1. Field of the Invention
The present invention is directed to a method for fabricating composite structures. Particularly, the present invention relates to a method for forming composite primary and secondary structures employing a continuous net-shape material supply in a continuous press forming process and a pultrusion fabrication process at a low-cost, moderate-to-high production rate.
2. Description of the Related Art
There are numerous methods for the fabrication of composite structures, including, but not limited to, thermoforming polymeric matrices and autoclave processing. However, all are either labor intensive, more costly than using purely metallic materials, not applicable to moderate-to-high volume applications, or do not result in high structurally-efficient structures. The prior art processes are generally batch oriented, such as those employed for autoclave cured structures.
Fabrication of complex non-uniform structural members is a labor intensive process typically consisting of cutting and darting fabric to facilitate the conformance of planar materials to non-planar geometries. The cost of the resulting structures is high, requires considerable time to produce and the process is prone to errors. Even utilizing automated material placement systems which are known in the art, such as advanced tow placement, the time required to produce a structure, the cost and the part quality is less than optimal.

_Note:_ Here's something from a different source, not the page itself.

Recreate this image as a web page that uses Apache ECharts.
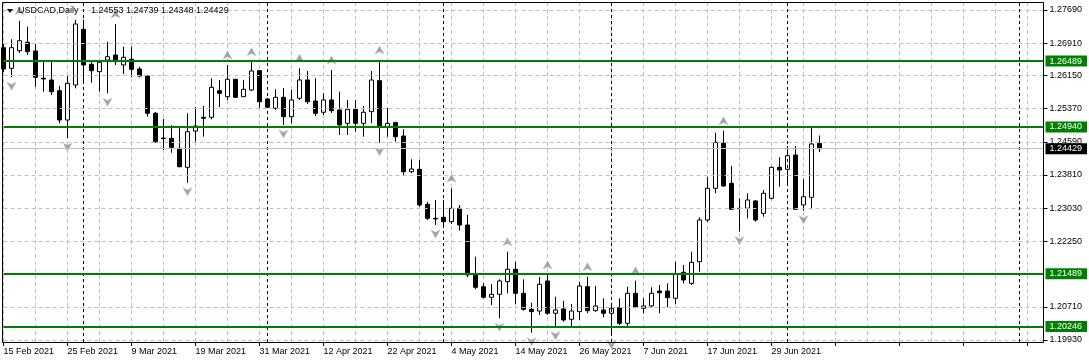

There are pultrusion processing methods known in the art in which heat-cured, pultruded, composite structures can be produced at moderate-to-high production rates. However, in these processing methods a resin system is employed that sacrifices structural performance for rapid processing. Furthermore, conventional pultruded structures are generally unsuitable for primary structural applications due to their less than optimal structural performance. Lower structural performance is due to non-optimal fiber orientations in the fabric and the necessity of using rapid curing resins that have non-optimal structural performance.